Dataset rows:
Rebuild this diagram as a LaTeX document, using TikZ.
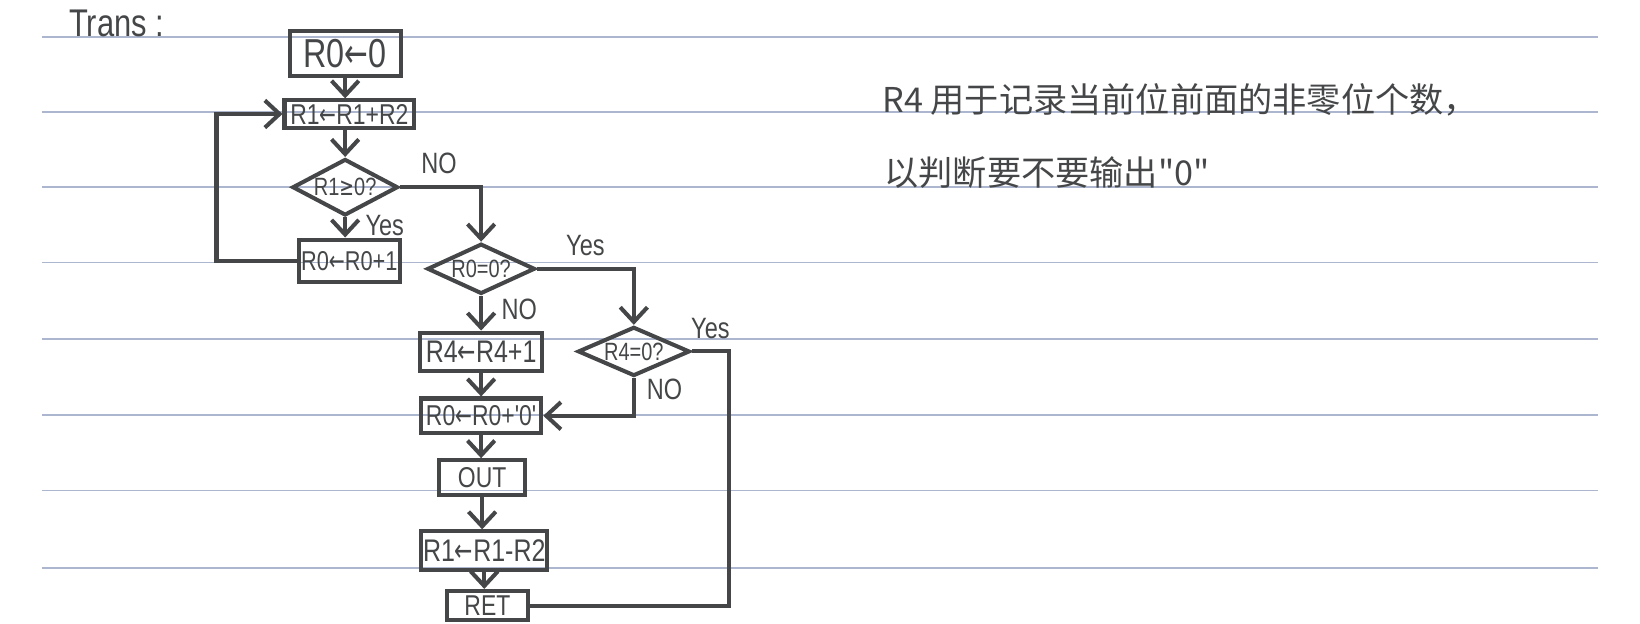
\documentclass[tikz,border=0pt]{standalone}
\usepackage{fontspec}
\setmainfont{Liberation Sans}
\newfontfamily\hand[FakeStretch=0.8]{Liberation Sans}
\newfontfamily\arrowfont[FakeStretch=0.7]{DejaVu Sans}
\newfontfamily\cjk{Noto Sans CJK SC}
\usetikzlibrary{shapes.geometric,arrows.meta,positioning}
\definecolor{ink}{RGB}{68, 70, 72}
\definecolor{rule}{RGB}{172, 182, 206}
\newcommand{\larr}{{\arrowfont ←}}
\newcommand{\gesign}{{\arrowfont ≥}}
\tikzstyle{stepbox} = [rectangle, draw=ink, line width=1.1pt, text=ink, inner sep=0.5pt, font=\hand\fontsize{7.8}{8}\selectfont]
\tikzstyle{test} = [diamond, aspect=2, draw=ink, line width=1.1pt, text=ink, inner sep=0pt, font=\hand\fontsize{6.8}{7}\selectfont]
\tikzstyle{lbl} = [text=ink, inner sep=1pt, font=\hand\fontsize{8}{9}\selectfont]
\tikzstyle{note} = [text=ink, inner sep=0pt, anchor=west, font=\cjk\fontsize{9.3}{11}\selectfont]
\tikzstyle{ruled} = [draw=rule, line width=0.5pt]
\tikzstyle{tline} = [draw=ink, line width=1.1pt]
\tikzstyle{tedge} = [tline, ->, >={Straight Barb[length=1.4mm,width=2.6mm]}]

\begin{document}
\begin{tikzpicture}[x=0.1mm, y=-0.1mm]

\useasboundingbox[fill=white] (0,0) rectangle (1568,596);

% ruled paper
\foreach \y in {35,107,179,251,324,397,469,543}
  \path[ruled] (40,\y) -- (1528,\y);

\node[lbl, anchor=west, font=\hand\fontsize{10.5}{12}\selectfont] (title) at (62,22) {Trans :};

% main loop ==============================
\node[stepbox, minimum width=10.6mm, minimum height=4.3mm, font=\hand\fontsize{11}{12}\selectfont] (init) at (330,51.5) {R0\larr0};
\node[stepbox, minimum width=12.4mm, minimum height=2.6mm] (add) at (334,109) {R1\larr R1+R2};
\node[test, minimum width=10.1mm, minimum height=5.4mm] (dpos) at (330,179) {R1\gesign0?};
\node[stepbox, minimum width=9.6mm, minimum height=4.1mm, font=\hand\fontsize{7.4}{8}\selectfont] (inc) at (334,249.5) {R0\larr R0+1};
\coordinate (loopx) at (207,0);

% digit output ===========================
\node[test, minimum width=10.3mm, minimum height=4.8mm] (dzero) at (460,257) {R0=0?};
\node[stepbox, minimum width=11.7mm, minimum height=3.7mm, font=\hand\fontsize{8.5}{9}\selectfont] (cnt) at (460,336.5) {R4\larr R4+1};
\node[test, minimum width=10.7mm, minimum height=4.7mm] (dfour) at (606,336) {R4=0?};
\node[stepbox, minimum width=11.5mm, minimum height=3.3mm] (asc) at (460,397.5) {R0\larr R0+'0'};
\node[stepbox, minimum width=8.2mm, minimum height=3.3mm] (out) at (461,456.5) {OUT};
\node[stepbox, minimum width=12mm, minimum height=3.7mm, font=\hand\fontsize{8.5}{9}\selectfont] (sub) at (463,526.5) {R1\larr R1-R2};
\node[stepbox, minimum width=7.8mm, minimum height=2.8mm] (ret) at (466,579) {RET};
\coordinate (backx) at (697,0);

% notes
\node[note] (note1) at (843,95) {R4 用于记录当前位前面的非零位个数，};
\node[note] (note2) at (845,165) {以判断要不要输出"0"};

%edges
\path[tedge] (init) -- (init |- add.north);
\path[tedge] (add.south -| dpos) -- (dpos);
\path[tedge] (dpos) -- node[lbl, right=4pt, pos=0.4] {Yes} (dpos |- inc.north);
\path[tedge] (inc.west) -- (inc.west -| loopx) |- (add.west);

\path[tedge] (dpos.east) -| node[lbl, above=2pt, pos=0.24] {NO} (dzero.north);
\path[tedge] (dzero.south) -- node[lbl, right=4pt, pos=0.4] {NO} (cnt.north);
\path[tedge] (dzero.east) -| node[lbl, above=2pt, pos=0.25] {Yes} (dfour.north);
\path[tedge] (dfour.south) |- node[lbl, right=2pt, pos=0.15] {NO} (asc.east);
\path[tline] (dfour.east) -- node[lbl, above=2pt] {Yes} (dfour.east -| backx) |- (ret.east);

\path[tedge] (cnt) -- (asc);
\path[tedge] (asc) -- (asc |- out.north);
\path[tedge] (out) -- (out |- sub.north);
\path[tedge] (sub) -- (sub |- ret.north);

\end{tikzpicture}
\end{document}
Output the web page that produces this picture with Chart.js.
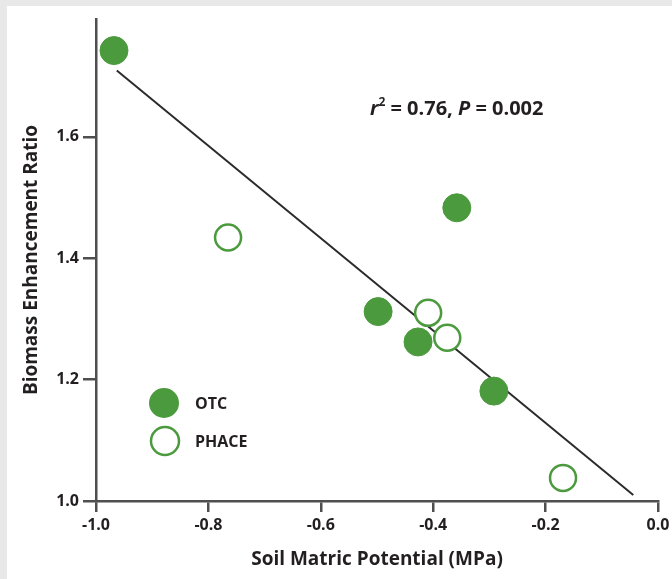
<!DOCTYPE html>
<html>
<head>
<meta charset="utf-8">
<script src="https://cdn.jsdelivr.net/npm/chart.js@4/dist/chart.umd.min.js"></script>
<style>
  html, body { margin: 0; padding: 0; background: #e8e8e8; overflow: hidden; width: 672px; height: 579px; }
  #panel { position: absolute; left: 7px; top: 6px; right: -40px; bottom: -10px; background: #fff; }
  #wrap { position: absolute; left: 0; top: 0; width: 700px; height: 579px; }
</style>
</head>
<body>
<div id="panel"></div>
<div id="wrap"><canvas id="scatter" width="700" height="579"></canvas></div>
<script>
// values
const otcX = [-0.968, -0.358, -0.498, -0.427, -0.292];
const otcY = [1.742, 1.483, 1.312, 1.262, 1.181];
const phaceX = [-0.765, -0.409, -0.375, -0.169];
const phaceY = [1.434, 1.310, 1.269, 1.038];
const fitX = [-0.963, -0.044];
const fitY = [1.709, 1.010];
const xTicks = [-1.0, -0.8, -0.6, -0.4, -0.2, 0.0];
const yTicks = [1.0, 1.2, 1.4, 1.6];
const statText = ['r', '2', ' = 0.76, ', 'P', ' = 0.002'];

const green = '#4b9a3d';
const ink = '#231f20';
const axisGrey = '#4f4f4f';

function pts(xs, ys) { return xs.map((x, i) => ({ x: x, y: ys[i] })); }

// legend + stats text inside the plot
const extras = {
  id: 'extras',
  afterDraw(chart) {
    const c = chart.ctx;
    c.save();
    // legend
    c.beginPath();
    c.arc(164, 403, 15, 0, Math.PI * 2);
    c.fillStyle = green;
    c.fill();
    c.beginPath();
    c.arc(165, 441, 14, 0, Math.PI * 2);
    c.lineWidth = 2.5;
    c.strokeStyle = green;
    c.fillStyle = '#fff';
    c.fill();
    c.stroke();
    c.fillStyle = ink;
    c.font = 'bold 16px "Open Sans"';
    c.textBaseline = 'middle';
    c.fillText('OTC', 195, 404);
    c.fillText('PHACE', 195, 442);
    // r^2, P
    let x = 370;
    const y = 109;
    c.font = 'italic bold 20px "Open Sans"';
    c.fillText(statText[0], x, y); x += c.measureText(statText[0]).width;
    c.font = 'bold 12px "Open Sans"';
    c.fillText(statText[1], x, y - 6); x += c.measureText(statText[1]).width;
    c.font = 'bold 20px "Open Sans"';
    c.fillText(statText[2], x, y); x += c.measureText(statText[2]).width;
    c.font = 'italic bold 20px "Open Sans"';
    c.fillText(statText[3], x, y); x += c.measureText(statText[3]).width;
    c.font = 'bold 20px "Open Sans"';
    c.fillText(statText[4], x, y);
    c.restore();
  }
};

new Chart(document.getElementById('scatter'), {
  type: 'scatter',
  data: {
    datasets: [
      {
        type: 'line',
        data: pts(fitX, fitY),
        borderColor: '#2b2b2b',
        borderWidth: 2,
        pointRadius: 0,
        fill: false,
        order: 3
      },
      {
        label: 'OTC',
        data: pts(otcX, otcY),
        backgroundColor: green,
        borderColor: green,
        borderWidth: 1,
        pointRadius: 14,
        order: 1
      },
      {
        label: 'PHACE',
        data: pts(phaceX, phaceY),
        backgroundColor: '#fff',
        borderColor: green,
        borderWidth: 2.5,
        pointRadius: 13,
        order: 2
      }
    ]
  },
  options: {
    responsive: false,
    animation: false,
    devicePixelRatio: 1,
    layout: { padding: { top: 19, right: 42, left: 0, bottom: 0 } },
    plugins: { legend: { display: false }, tooltip: { enabled: false } },
    scales: {
      x: {
        type: 'linear',
        min: -1, max: 0,
        afterFit(s) { s.height = 78; },
        afterBuildTicks(s) { s.ticks = xTicks.map(v => ({ value: v })); },
        border: { color: axisGrey, width: 2.5 },
        grid: { drawOnChartArea: false, color: axisGrey, lineWidth: 2.5, tickLength: 11 },
        ticks: {
          color: ink, padding: 4,
          font: { family: 'Open Sans', weight: 'bold', size: 16 },
          callback: v => v.toFixed(1)
        },
        title: {
          display: true, text: 'Soil Matric Potential (MPa)', color: ink,
          font: { family: 'Open Sans', weight: 'bold', size: 19 },
          padding: { top: 0, bottom: 8 }
        }
      },
      y: {
        type: 'linear',
        min: 1.0, max: 1.794,
        afterFit(s) { s.width = 96; },
        afterBuildTicks(s) { s.ticks = yTicks.map(v => ({ value: v })); },
        border: { color: axisGrey, width: 2.5 },
        grid: { drawOnChartArea: false, color: axisGrey, lineWidth: 2.5, tickLength: 13 },
        ticks: {
          color: ink, padding: 4,
          font: { family: 'Open Sans', weight: 'bold', size: 16 },
          callback: v => v.toFixed(1)
        },
        title: {
          display: true, text: 'Biomass Enhancement Ratio', color: ink,
          font: { family: 'Open Sans', weight: 'bold', size: 19 },
          padding: { top: 20, bottom: 0 }
        }
      }
    }
  },
  plugins: [extras]
});
</script>
</body>
</html>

**SHORT EXERCISE**
Only the lines from the start of the records to the one containing "(loopx) at (207,0);" should be repeated, exactly and with both ends kept; drop any pictures.

**RIGHT ANSWER**
Rebuild this diagram as a LaTeX document, using TikZ.
\documentclass[tikz,border=0pt]{standalone}
\usepackage{fontspec}
\setmainfont{Liberation Sans}
\newfontfamily\hand[FakeStretch=0.8]{Liberation Sans}
\newfontfamily\arrowfont[FakeStretch=0.7]{DejaVu Sans}
\newfontfamily\cjk{Noto Sans CJK SC}
\usetikzlibrary{shapes.geometric,arrows.meta,positioning}
\definecolor{ink}{RGB}{68, 70, 72}
\definecolor{rule}{RGB}{172, 182, 206}
\newcommand{\larr}{{\arrowfont ←}}
\newcommand{\gesign}{{\arrowfont ≥}}
\tikzstyle{stepbox} = [rectangle, draw=ink, line width=1.1pt, text=ink, inner sep=0.5pt, font=\hand\fontsize{7.8}{8}\selectfont]
\tikzstyle{test} = [diamond, aspect=2, draw=ink, line width=1.1pt, text=ink, inner sep=0pt, font=\hand\fontsize{6.8}{7}\selectfont]
\tikzstyle{lbl} = [text=ink, inner sep=1pt, font=\hand\fontsize{8}{9}\selectfont]
\tikzstyle{note} = [text=ink, inner sep=0pt, anchor=west, font=\cjk\fontsize{9.3}{11}\selectfont]
\tikzstyle{ruled} = [draw=rule, line width=0.5pt]
\tikzstyle{tline} = [draw=ink, line width=1.1pt]
\tikzstyle{tedge} = [tline, ->, >={Straight Barb[length=1.4mm,width=2.6mm]}]

\begin{document}
\begin{tikzpicture}[x=0.1mm, y=-0.1mm]

\useasboundingbox[fill=white] (0,0) rectangle (1568,596);

% ruled paper
\foreach \y in {35,107,179,251,324,397,469,543}
  \path[ruled] (40,\y) -- (1528,\y);

\node[lbl, anchor=west, font=\hand\fontsize{10.5}{12}\selectfont] (title) at (62,22) {Trans :};

% main loop ==============================
\node[stepbox, minimum width=10.6mm, minimum height=4.3mm, font=\hand\fontsize{11}{12}\selectfont] (init) at (330,51.5) {R0\larr0};
\node[stepbox, minimum width=12.4mm, minimum height=2.6mm] (add) at (334,109) {R1\larr R1+R2};
\node[test, minimum width=10.1mm, minimum height=5.4mm] (dpos) at (330,179) {R1\gesign0?};
\node[stepbox, minimum width=9.6mm, minimum height=4.1mm, font=\hand\fontsize{7.4}{8}\selectfont] (inc) at (334,249.5) {R0\larr R0+1};
\coordinate (loopx) at (207,0);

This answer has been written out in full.